Un espectro europeo

Joseph Roth recrea el camino de Napoleón desde su derrota en Waterloo hasta su destierro en Santa Elena.

Un espectro europeo
Un espectro europeo
Manuel Gregorio González

31 de marzo 2013 - 05:00

Los cien días. Joseph Roth. Trad. Carmen Gauger. Pasos perdidos. Madrid, 2013. 256 páginas. 18,90 euros

Los cien días hace referencia al periodo que va desde la fuga de Napoleón de la isla de Elba hasta su embarque en la fragata inglesa Bellerophon, camino de Santa Elena, tras su derrota definitiva en Waterloo. Es decir, se aborda en esta novela, inédita en español, el intervalo que media entre el regreso triunfal del Gran Corso, desde el mar de Liguria, y su confinamiento en mitad del Atlántico tras la victoria de la Coalición en la campiña belga. Se da la circunstancia, simbólica en cierto modo, de que Belerofonte fue el héroe mitológico que domó a Pegaso, el caballo alado. Y por otra parte, ya señalamos en estas páginas, a cuenta del Napoleón de Dumas, la ingente bibliografía que suscitó la figura del Sire, desde el temprano elogio de Stendhal, nunca finalizado, hasta el tardío Suspense de Conrad (1924) y este crepuscular homenaje, en apariencia convencional, que Joseph Roth firma en 1936.

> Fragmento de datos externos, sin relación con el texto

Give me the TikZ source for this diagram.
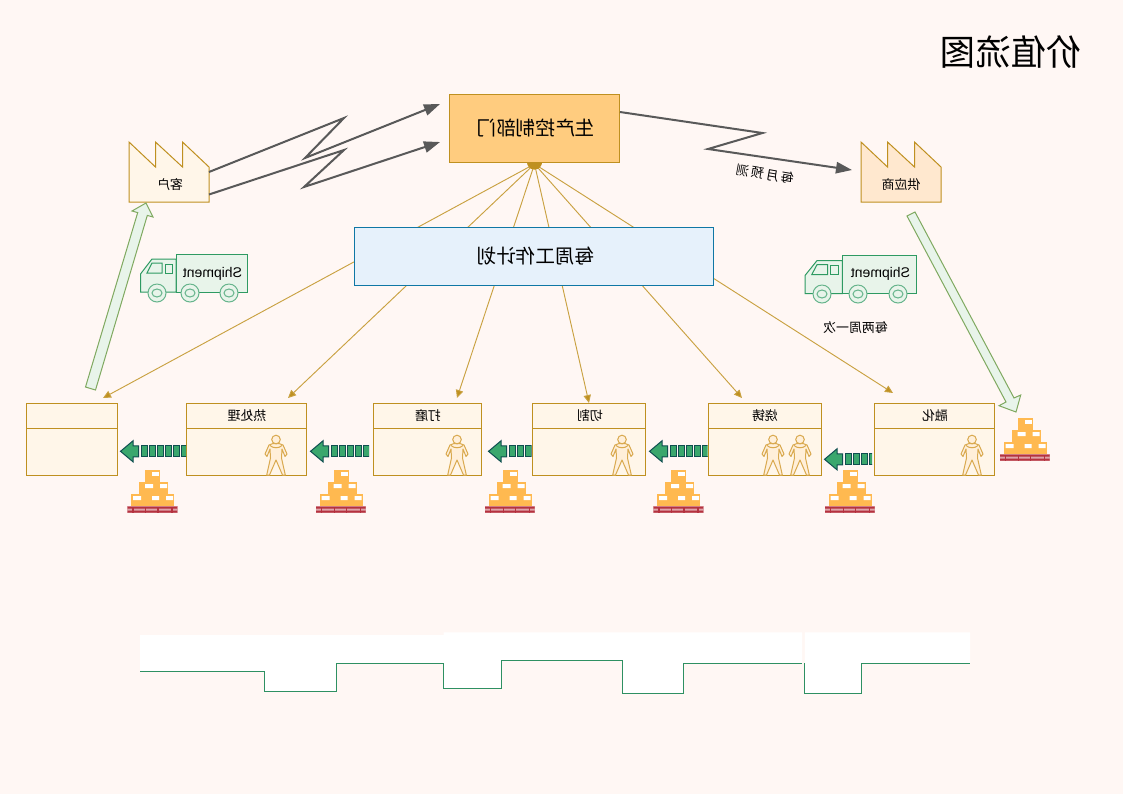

Von Cziffra, en El santo bebedor, retrata a un Roth nostálgico y beligerante, de inocua marcialidad, cuando evoca, ya en el exilio de París, el esplendor caído del imperio austrohúngaro. La marcha Radetzky, su obra más celebre, no es sino la minuciosa crónica de aquel proceso, cuyo fin hace coincidir con la muerte del emperador Francisco José. Antes, sin embargo, en Izquierda y derecha, Roth ha glosado el multitudinario auge, la inopinada militarización que trae el nazismo a las calles de Berlín.¿Qué hay, pues, de continuidad, de coherencia, de estrecha familiaridad con sus libros anteriores en Los cien días? Como en La marcha Radetzky, este esbozo novelado de Bonaparte es la crónica de la disolución de un mundo; como en Izquierda y derecha, como en la saga de los Trotta, se trata del poder, de su influjo, de su seducción hipnótica, articulado como un personalismo: Hitler, Francisco José, el Gran Corso. No en vano, tanto en La marcha Radetzky como en Los cien días, la importancia que adquieren los retratos resulta determinante. Recordemos que el imperio austro-húngaro que fabula Roth viene hilvanado secretamente por las efigies del emperador, presentes en cada uno de los hogares del viejo territorio imperial (el propio Trotta imita a Francisco José I con unos caudalosos bigotes). En cuanto a Napoleón, es la propia figura del Sire, centuplicada en óleos y grabados, la que anticipa y acrece su fama por toda Europa, haciéndose omnipresente en la imaginación de sus súbditos. Con esto quiere decirse que la de Roth es una literatura sobre el poder; pero un poder que se despliega figurativamente, imaginativamente, como una sutil fantasmagoría, y no por el ejercicio directo de la acción política.

Antes señalábamos que Los cien días es una novela convencional sólo en apariencia. Y ello por la estructura con la que está resuelta. El paralelismo entre una sirvienta afecta al Sire y la propia vida del Emperador, (o sea, las Vidas paralelas de Plutarco), es un recurso utilizado en abundancia desde la Antigüedad pagana. No obstante, este destino común está al servicio de una lectura, hasta cierto punto, insólita. Si el XIX imaginó la Historia acaudillada por un hombre impar, por el genio resolutivo, expresado como una voluntad sobrehumana (así la postularon, al menos, los jóvenes airados del Sturm und Drang), el Napoleón de Roth, como la modesta criada que le sigue, vienen determinados ya por una instancia ajena a ambos. Aquí, Bonaparte se reconoce como instrumento de unas fuerzas que ignora, como trémulo peón de una voluntad remota. Estas fuerzas, sin embargo, no son en ningún caso las propias de una divinidad que actúa en las sombras. La modernidad de Roth, de su Napoleón, es aquélla de reconocerse como un producto histórico. Vale decir, como un prominente hijo de su tiempo. Antes de embarcar en el Bellerophon, camino de la muerte, Napoleón sabe cumplido su destino. Y tampoco desconoce su frágil condición de meteoro, deslumbrante y fugaz, en una hora del mundo. En cierto modo, el Bonaparte de Roth se mira desde un más allá que lo abarca, lo explica y lo destruye.